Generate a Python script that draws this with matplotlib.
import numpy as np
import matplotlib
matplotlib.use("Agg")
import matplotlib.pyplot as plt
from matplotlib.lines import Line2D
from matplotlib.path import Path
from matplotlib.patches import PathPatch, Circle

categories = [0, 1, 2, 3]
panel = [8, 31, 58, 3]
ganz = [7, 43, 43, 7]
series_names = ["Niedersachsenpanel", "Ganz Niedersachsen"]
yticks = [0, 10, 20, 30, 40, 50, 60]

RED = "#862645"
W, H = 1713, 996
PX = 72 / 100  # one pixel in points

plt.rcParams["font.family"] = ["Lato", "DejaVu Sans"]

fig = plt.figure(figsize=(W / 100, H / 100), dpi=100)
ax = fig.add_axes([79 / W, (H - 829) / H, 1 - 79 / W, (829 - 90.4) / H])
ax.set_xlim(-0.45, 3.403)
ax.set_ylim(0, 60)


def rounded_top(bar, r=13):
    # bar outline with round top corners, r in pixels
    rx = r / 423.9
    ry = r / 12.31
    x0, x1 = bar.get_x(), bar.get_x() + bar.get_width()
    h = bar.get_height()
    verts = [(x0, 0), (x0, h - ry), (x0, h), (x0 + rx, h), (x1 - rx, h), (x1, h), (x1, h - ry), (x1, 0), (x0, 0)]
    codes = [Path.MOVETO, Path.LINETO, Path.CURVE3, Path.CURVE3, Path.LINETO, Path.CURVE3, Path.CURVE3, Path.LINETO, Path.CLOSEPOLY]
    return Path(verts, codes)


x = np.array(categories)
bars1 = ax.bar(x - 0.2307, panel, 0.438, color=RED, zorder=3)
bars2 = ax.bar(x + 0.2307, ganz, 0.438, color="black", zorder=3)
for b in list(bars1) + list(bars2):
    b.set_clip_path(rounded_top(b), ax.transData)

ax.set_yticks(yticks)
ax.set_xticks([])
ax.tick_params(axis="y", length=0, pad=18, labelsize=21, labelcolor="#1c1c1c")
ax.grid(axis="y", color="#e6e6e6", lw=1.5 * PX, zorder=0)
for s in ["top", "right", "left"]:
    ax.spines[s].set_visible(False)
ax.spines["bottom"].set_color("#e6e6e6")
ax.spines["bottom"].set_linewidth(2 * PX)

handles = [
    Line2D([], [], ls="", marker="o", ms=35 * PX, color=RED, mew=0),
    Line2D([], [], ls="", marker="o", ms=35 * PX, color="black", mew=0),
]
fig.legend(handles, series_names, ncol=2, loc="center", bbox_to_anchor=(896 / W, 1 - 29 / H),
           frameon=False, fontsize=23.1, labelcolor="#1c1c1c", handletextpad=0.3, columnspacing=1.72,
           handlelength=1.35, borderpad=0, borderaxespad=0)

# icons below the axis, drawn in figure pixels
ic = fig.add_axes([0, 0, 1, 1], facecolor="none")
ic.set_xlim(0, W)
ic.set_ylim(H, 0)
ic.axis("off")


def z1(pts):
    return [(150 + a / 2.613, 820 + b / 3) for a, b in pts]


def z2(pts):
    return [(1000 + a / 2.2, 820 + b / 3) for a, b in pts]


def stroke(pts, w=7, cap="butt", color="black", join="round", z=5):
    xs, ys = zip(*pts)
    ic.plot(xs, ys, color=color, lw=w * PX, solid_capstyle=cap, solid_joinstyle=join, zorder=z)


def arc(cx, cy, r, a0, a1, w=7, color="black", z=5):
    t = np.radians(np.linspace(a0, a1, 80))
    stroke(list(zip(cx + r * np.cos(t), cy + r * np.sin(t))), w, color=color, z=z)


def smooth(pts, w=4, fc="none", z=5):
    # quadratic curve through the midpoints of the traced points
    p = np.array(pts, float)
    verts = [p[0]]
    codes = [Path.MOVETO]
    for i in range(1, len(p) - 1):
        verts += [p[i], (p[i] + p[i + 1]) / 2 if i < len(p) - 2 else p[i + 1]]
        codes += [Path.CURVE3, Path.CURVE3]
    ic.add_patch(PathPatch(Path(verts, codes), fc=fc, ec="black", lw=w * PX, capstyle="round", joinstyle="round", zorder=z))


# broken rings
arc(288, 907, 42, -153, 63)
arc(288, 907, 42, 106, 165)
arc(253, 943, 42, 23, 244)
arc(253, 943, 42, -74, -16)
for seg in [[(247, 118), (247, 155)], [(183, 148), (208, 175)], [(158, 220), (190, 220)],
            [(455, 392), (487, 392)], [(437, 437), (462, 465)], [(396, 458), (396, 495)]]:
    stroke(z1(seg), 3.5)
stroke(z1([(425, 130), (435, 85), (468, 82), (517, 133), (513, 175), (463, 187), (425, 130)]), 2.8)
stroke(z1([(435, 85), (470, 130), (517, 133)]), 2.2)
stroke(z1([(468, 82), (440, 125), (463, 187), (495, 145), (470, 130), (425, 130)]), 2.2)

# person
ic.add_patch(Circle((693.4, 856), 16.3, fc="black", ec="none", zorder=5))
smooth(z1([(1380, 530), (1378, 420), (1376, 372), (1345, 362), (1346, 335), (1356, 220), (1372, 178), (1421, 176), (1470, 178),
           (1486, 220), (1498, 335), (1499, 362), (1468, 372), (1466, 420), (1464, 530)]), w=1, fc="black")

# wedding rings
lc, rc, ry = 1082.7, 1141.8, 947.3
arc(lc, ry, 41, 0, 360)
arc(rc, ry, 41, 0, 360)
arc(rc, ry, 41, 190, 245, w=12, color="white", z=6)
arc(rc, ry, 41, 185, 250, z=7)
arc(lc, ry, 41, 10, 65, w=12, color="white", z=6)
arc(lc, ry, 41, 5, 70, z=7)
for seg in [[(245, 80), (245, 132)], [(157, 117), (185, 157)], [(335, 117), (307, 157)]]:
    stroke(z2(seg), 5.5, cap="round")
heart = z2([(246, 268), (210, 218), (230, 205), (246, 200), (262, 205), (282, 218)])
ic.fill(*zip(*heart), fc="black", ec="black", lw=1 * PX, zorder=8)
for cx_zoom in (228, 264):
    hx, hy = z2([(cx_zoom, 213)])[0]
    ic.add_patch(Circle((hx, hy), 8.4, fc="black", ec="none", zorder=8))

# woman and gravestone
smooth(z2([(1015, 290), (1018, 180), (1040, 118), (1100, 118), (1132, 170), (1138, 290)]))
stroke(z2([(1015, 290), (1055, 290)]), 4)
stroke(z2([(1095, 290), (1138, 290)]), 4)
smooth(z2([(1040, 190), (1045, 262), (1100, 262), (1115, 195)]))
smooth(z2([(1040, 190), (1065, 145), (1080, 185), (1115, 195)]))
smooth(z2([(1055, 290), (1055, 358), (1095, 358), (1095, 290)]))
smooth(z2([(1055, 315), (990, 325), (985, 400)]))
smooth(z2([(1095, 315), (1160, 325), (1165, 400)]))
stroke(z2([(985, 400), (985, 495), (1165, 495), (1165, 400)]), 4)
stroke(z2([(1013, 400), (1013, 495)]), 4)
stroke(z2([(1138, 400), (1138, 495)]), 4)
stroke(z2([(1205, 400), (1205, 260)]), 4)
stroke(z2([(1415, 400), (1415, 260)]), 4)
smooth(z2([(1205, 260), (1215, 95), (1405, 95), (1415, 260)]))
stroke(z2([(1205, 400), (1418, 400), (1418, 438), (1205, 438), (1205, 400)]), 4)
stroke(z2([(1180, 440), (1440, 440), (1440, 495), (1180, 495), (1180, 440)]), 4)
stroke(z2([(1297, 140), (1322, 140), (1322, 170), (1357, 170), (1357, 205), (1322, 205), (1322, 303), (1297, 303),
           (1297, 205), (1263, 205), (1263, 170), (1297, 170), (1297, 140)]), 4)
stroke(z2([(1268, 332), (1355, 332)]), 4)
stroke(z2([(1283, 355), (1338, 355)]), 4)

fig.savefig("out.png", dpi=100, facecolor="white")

┄┄┄┄┄┄

■ Short task
Show each line of the data that contains the string "matplotlib".

■ Written reply
Generate a Python script that draws this with matplotlib.
import matplotlib
matplotlib.use("Agg")
import matplotlib.pyplot as plt
from matplotlib.lines import Line2D
from matplotlib.path import Path
from matplotlib.patches import PathPatch, Circle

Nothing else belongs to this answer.